Conclusão Muito do que foi exposto encontra um vasto leque de literatura científica a suporta-lo, tal como a superioridade do estilo autoritativo e algumas práticas com ele conexas. É fundamental a adopção de um perfil educacional correcto, assente no modelo autoritativo, que rejeita a superproteção parental e a ausência de disciplina, fenómenos por demais frequentes nas sociedades contemporâneas de pais que caem num permissivismo absoluto ou num controlo excessivo ' ambos com resultados negativos. Por outro lado, fomentar o desenvolvimento emocional na relação pais-filhos, orientar e supervisionar, não excluindo métodos disciplinares adequados, parece servir como fator protetor de inúmeras dinâmicas mal-adaptativas comportamentais que se traduzem em custos sociais e económicos incomensuráveis. Todavia, existem questões aqui subjacentes que devem ser alvo de mais investigação. Desde logo, a ligação entre práticas parentais e a criança hiperativa na chamada zona de ambiguidade, assim como uma parentalidade que assuma como eixo central a competência emocional entre pais e filhos, a par de métodos disciplinares adequados, e qual o seu real impacto na prevenção de alterações comportamentais.
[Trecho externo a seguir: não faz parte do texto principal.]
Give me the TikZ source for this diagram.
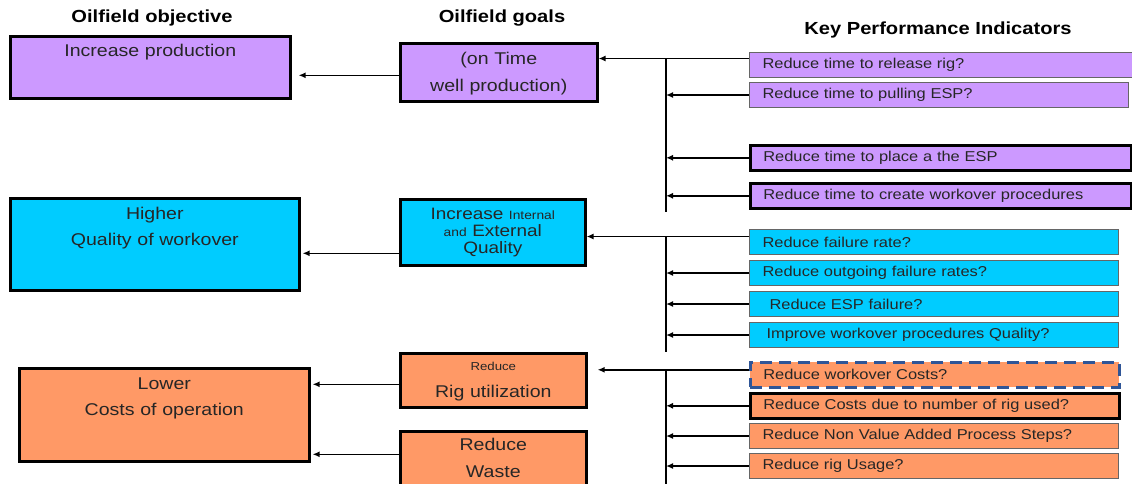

O enfermeiro deverá estar atento a estas problemáticas ao lidar com o cliente e os seus familiares e encetar estratégias e intervenções, capacitando os pais (empowerment) para que se potencie o desenvolvimento de uma educação que propicie o harmonioso desenvolvimento do indivíduo. A educação para a saúde, incidindo na parentalidade e tudo o que lhe subjaz, assim como intervenções terapêuticas à posteriori são competências do enfermeiro pelo que conhecer e actuar nesta matéria assume-se como prioritário e essencial.